2. Half of Government output is produced in the private sector. Are lazy bureaucrats to blame for lack of productivity increase here (laziness contagion or something)
3. Output measured used by ONS are still experimental and still highly flawed, as you would see if you actually read the ONS report rather than take the headline. Output is defined as equal to inputs in a third of the public sector. There are time lags between spending and outcomes for most services (eg education outcomes are the result of 16 years of inputs). It is difficult to seperate the influence of Government from other influences on outcomes. The list of flaws goes on…
4. Many things that the public consider as improving quality have no impact whatsoever on output.
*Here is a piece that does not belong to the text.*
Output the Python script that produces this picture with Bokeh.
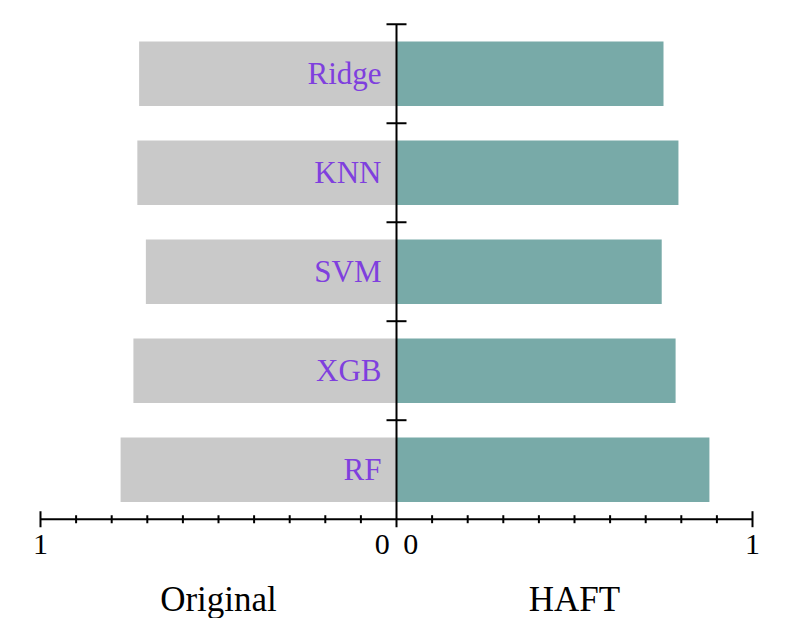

Anything related with customer service is pure waste. Reducing class sizes is largely waste. Reducing waiting lists is waste. It’s no surprise that If certain parts of spending are defined as waste regardless of their impact on people’s valuation of services, then productivity will be negatively affected.
If you wanted to raise public sector productivity as measured by the experimental ONS data I suggest (for example):
* Trebling class sizes (the decline in exam performance would be less than proportional to the allowed reductions in inputs)
* Narrow education curricula (there is no value at all from a broad curriulum in the output stats)
* Only teach children who are at the borderline of achieving 5 A*-Cs – if either there is certainty over whether they will, or they have no chance of achieving at this level, lock them all in a big room all day and supervise them
* Sack all customer service staff and make access to services via internet only (quality of customer service is irrelevant to output – it is an input with nothing balancing it)
Productivity would sky-rocket. Services would be completely shit, but at least the numbers would look good. This would appear to be what you mean by “efficiency”.